Family photos © 2009 Michelle Basic Hendry
The first floor of the building was split between the Store and the main living quarters which contained a back kitchen, a parlour, two hallways and a more recent bathroom. One of the hallways was more like a room from which every other part of the house was accessed. In this dark and low lit room was a big chair, a credenza full of pictures and a organ piano. With only a couple of incandescent lights burning, I took photographs the credenza with pictures of Frank in his military pilot’s uniform, his mother’s parents, him as a child with a fish and a friend and his daughter. The piano was on the opposite wall with the door to a bedroom which was once part of the Store, but, was taken over as living quarters as the needs of the Store become less.
I never played it. My Mother played just a few hymns.”
Down at the end of the hall was the parlour with an old TV and another fabulous stove. The ceilings on this floor were all tin and the parlour had windows on three sides. The walls were covered with paintings of the type of bomber that Frank flew in Burma during the war.
Piano/Organ © 2009 Michelle Basic Hendry
I was so excited to see the inside of the old General Store. Frank closed the doors in the early 1960’s and left everything pretty much in place – an old sock mender still in its original box, the old weigh scale, the cheese cutter, the paper rack – even the old postal boxes still hang on the wall. It is like stepping back in time to the days when the store was on the road to Muskoka and bustled with life. Frank gave me the tour and talked about what each one of the tools above were used for an how. Frank said there is a woman in Gravenhurst who still knows how to use the sock mender.
Weigh Scale in the General Store © 2009 Michelle Basic Hendry
Frank said his mother was so good at measuring cheese, that she could cut the weight almost exactly. The cheese cutter was both cutter and storage. She barely needed the weigh scale. There is a meat cutter as well – and it is mechanical as opposed to electric. Frank wound it up and showed me how to get the blade going.

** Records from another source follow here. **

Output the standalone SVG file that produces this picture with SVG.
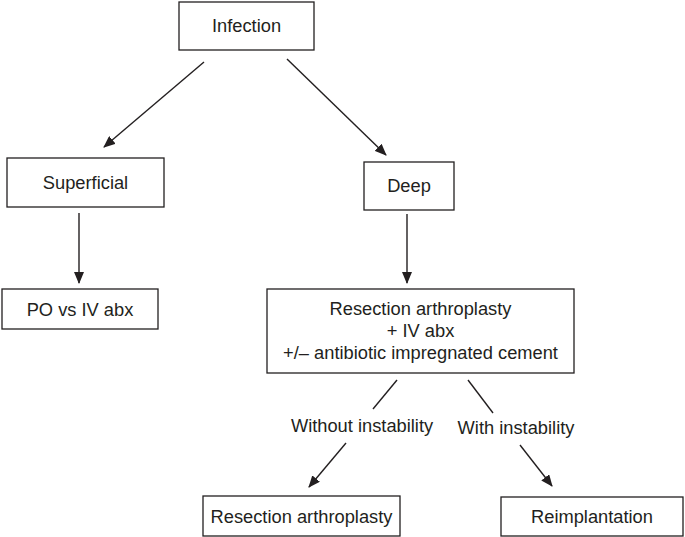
<svg xmlns="http://www.w3.org/2000/svg" width="685" height="537" viewBox="0 0 685 537">
<style>
.box{fill:#fff;stroke:#231f20;stroke-width:1.3}
.t{font-family:"Liberation Sans",Arial,sans-serif;font-size:18.3px;fill:#231f20;text-anchor:middle}
.c{stroke:#231f20;stroke-width:1.4;fill:none}
</style>
<defs>
<marker id="ah" markerWidth="12" markerHeight="10" refX="11" refY="5" orient="auto" markerUnits="userSpaceOnUse">
<path d="M0,0 L12,5 L0,10 Z" fill="#231f20"/>
</marker>
</defs>
<rect width="685" height="537" fill="#fff"/>
<g id="connectors">
<line class="c" x1="204" y1="62" x2="104" y2="147" marker-end="url(#ah)"/>
<line class="c" x1="287" y1="59" x2="386" y2="155" marker-end="url(#ah)"/>
<line class="c" x1="79" y1="213" x2="79" y2="283" marker-end="url(#ah)"/>
<line class="c" x1="407" y1="214" x2="407" y2="283" marker-end="url(#ah)"/>
<line class="c" x1="397" y1="380" x2="373" y2="409"/>
<line class="c" x1="346" y1="443" x2="309" y2="487" marker-end="url(#ah)"/>
<line class="c" x1="468" y1="380" x2="493" y2="413"/>
<line class="c" x1="520" y1="445" x2="552" y2="486" marker-end="url(#ah)"/>
<text class="t" x="362" y="432">Without instability</text>
<text class="t" x="516" y="434">With instability</text>
</g>
<g id="infection">
<rect class="box" x="179" y="2" width="135" height="48"/>
<text class="t" x="246.5" y="32">Infection</text>
</g>
<g id="superficial">
<rect class="box" x="7" y="158" width="157" height="49"/>
<text class="t" x="85.5" y="189">Superficial</text>
</g>
<g id="po-iv">
<rect class="box" x="2" y="289" width="156" height="40"/>
<text class="t" x="80" y="316">PO vs IV abx</text>
</g>
<g id="deep">
<rect class="box" x="364" y="162" width="90" height="48"/>
<text class="t" x="409" y="192">Deep</text>
</g>
<g id="resection-iv">
<rect class="box" x="267" y="289" width="307" height="84"/>
<text class="t" x="420.5" y="315">Resection arthroplasty</text>
<text class="t" x="420.5" y="337">+ IV abx</text>
<text class="t" x="420.5" y="359">+/– antibiotic impregnated cement</text>
</g>
<g id="resection">
<rect class="box" x="203" y="496" width="197" height="40"/>
<text class="t" x="301.5" y="523">Resection arthroplasty</text>
</g>
<g id="reimplantation">
<rect class="box" x="501" y="497" width="182" height="39"/>
<text class="t" x="592" y="523">Reimplantation</text>
</g>
</svg>
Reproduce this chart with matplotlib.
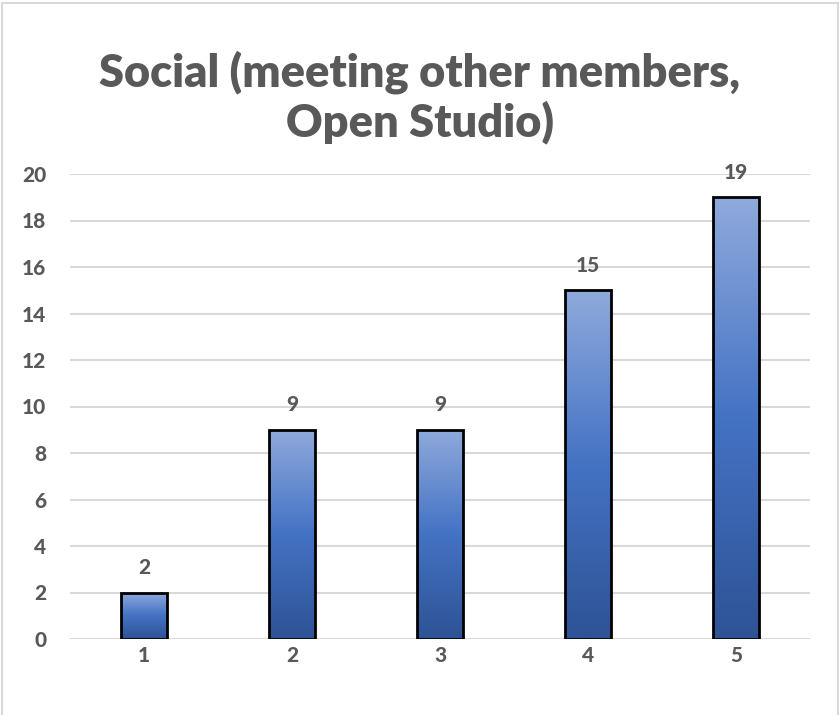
import numpy as np
import matplotlib
matplotlib.use("Agg")
import matplotlib.pyplot as plt
from matplotlib.colors import LinearSegmentedColormap
from matplotlib.lines import Line2D

categories = ["1", "2", "3", "4", "5"]
values = [2, 9, 9, 15, 19]
y_ticks = [0, 2, 4, 6, 8, 10, 12, 14, 16, 18, 20]
title = "Social (meeting other members,\nOpen Studio)"

text_color = "#595959"
grid_color = "#D9D9D9"
FONT = "Lato"
LABEL_WEIGHT = 900
TITLE_WEIGHT = 800

W, H, DPI = 839, 715, 100
fig = plt.figure(figsize=(W / DPI, H / DPI), dpi=DPI)
fig.patch.set_facecolor("white")

# light frame on the top, left and right of the chart
fx0, fx1, fy1 = 1.5 / W, 1 - 1.5 / W, 1 - 2.5 / H
for xs, ys in [([fx0, fx1], [fy1, fy1]), ([fx0, fx0], [0, fy1]), ([fx1, fx1], [0, fy1])]:
    fig.add_artist(Line2D(xs, ys, transform=fig.transFigure,
                          color=grid_color, linewidth=1.5))

left, right, top, bottom = 70, 810, 174, 639
ax = fig.add_axes([left / W, 1 - bottom / H, (right - left) / W, (bottom - top) / H])

x = np.arange(len(categories))
ax.set_xlim(-0.5, len(categories) - 0.5)
ax.set_ylim(0, 20)

for s in ax.spines.values():
    s.set_visible(False)
ax.set_yticks(y_ticks)
ax.set_yticklabels([str(t) for t in y_ticks], family=FONT, weight=LABEL_WEIGHT, size=15)
ax.set_xticks(x)
ax.set_xticklabels(categories, family=FONT, weight=LABEL_WEIGHT, size=15)
ax.tick_params(axis="both", length=0, colors=text_color)
ax.tick_params(axis="y", pad=17)
ax.tick_params(axis="x", pad=5)
ax.grid(axis="y", color=grid_color, linewidth=1.5)
ax.set_axisbelow(True)

cmap = LinearSegmentedColormap.from_list(
    "bar_grad", ["#2E5395", "#4472C4", "#8FAADC"])
grad = np.linspace(0, 1, 256).reshape(-1, 1)

bar_w = 0.31
bars = ax.bar(x, values, width=bar_w, facecolor="none",
              edgecolor="black", linewidth=2, zorder=3)
for b in bars:
    bx, by = b.get_x(), b.get_y()
    bw, bh = b.get_width(), b.get_height()
    im = ax.imshow(grad, cmap=cmap, origin="lower", aspect="auto",
                   extent=(bx, bx + bw, by, by + bh), zorder=2,
                   interpolation="bilinear")
    im.set_clip_path(b)

for xi, v in zip(x, values):
    ax.annotate(str(v), (xi, v), xytext=(0, 11), textcoords="offset points",
                ha="center", va="bottom", family=FONT, weight=LABEL_WEIGHT,
                size=15, color=text_color)

fig.text(0.5, 1 - 97 / H, title, ha="center", va="center",
         family=FONT, weight=TITLE_WEIGHT, size=32.5, color=text_color,
         linespacing=1.18)

fig.savefig("out.png", dpi=DPI)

The Store was both post office and hardware store and grocery store, therefore was the social center of the community. There is an old folding seat that was attached to a support pillar inside the store near the door, where Frank said an old Boer War veteran used to come in and tell him stories.
In the General Store © 2009 Michelle Basic Hendry
There is an old hockey trophy made from a sap bucket that Frank’s team won from Washago in 1929. Frank told me about how hockey can make friends, rivals and competition was stiff!
Frank’s Trophy © 2009 Michelle Basic Hendry
As I looked up the ceiling toward the hanging bare bulb, I realized as I followed the wires along and around insulators that I was observing old knob and tube electrical. The room was chock full of goodies, including the old sales slips, one of which I have here.
Sales Slip – note the phone number…. © 2009 Michelle Basic Hendry
The first room and the last room I visited was the kitchen. It was a ‘newer’ part of the building built by Frank’s brother, but it still pre-dated Frank. One of his earliest memories took place in the kitchen.
We sat next to a window that looked over the garden. The window was flanked by two electric lights designed to look like lanterns, lanterns which would have hung there originally. The water pump used to come in where the couch I sat on while we talked now sits. Frank recalled to me his only memory of his Father. When Frank was 2 years old, only months before his Father died, he remembers him standing in front of the window sharpening his razor blade on one of those long belts like you see in a barber shop while he shaved.
Back Kitchen © 2009 Michelle Basic Hendry
The house was so full of memories and seemed to almost have a life of its own. It is a comfortable place, in spite of the fact that so many of the comforts with which I am familiar are absent from this house. All of the lights were warm, the rooms welcoming. Frank was a most gracious host. I bid my farewell and I promised to visit again. It is a promise I intend to keep.
See part one – “Inside the General Store”
All those photos, all the personal details in them, the warm yellow light…I feel like a voyeur, in a good way. What a fantastic opportunity, for you and us when you allow us to share it through your blog.
Absolutely gorgeous! Well done. Happy painting!!!!
What a wonderful story. I love things that are old.
Everything in the photos exude warmth and the magnificent craftsmanship that is rarely found in our modern world.
What a pleasure it would be to live in such a great old house.
Everything looks as if it is in a time warp and everything will just carry on the next day. It does not seem to have obvious dust bunnies etc., in your photos, that would seem expected for a building that has been closed for many years. How very gracious of Mr. Cooper to take us on a trip through his life memories through you, Michelle. It is wondrous.
We have a similar kind of store not far from here. Still even has the raised, wooden walkways (pre-sidewalk,) outside & a petrified rat that’s somehow a historical thing now. A very funky place. I’m sure you’d love it.
wow. thanks so much for this. i discovered coopers falls by chance one summer day driving around the back roads of ontario. i saw the general store and wondered about it at the time. i’ve always wondered who owned it and what the story was. thanks! what a great story and very evocative photos.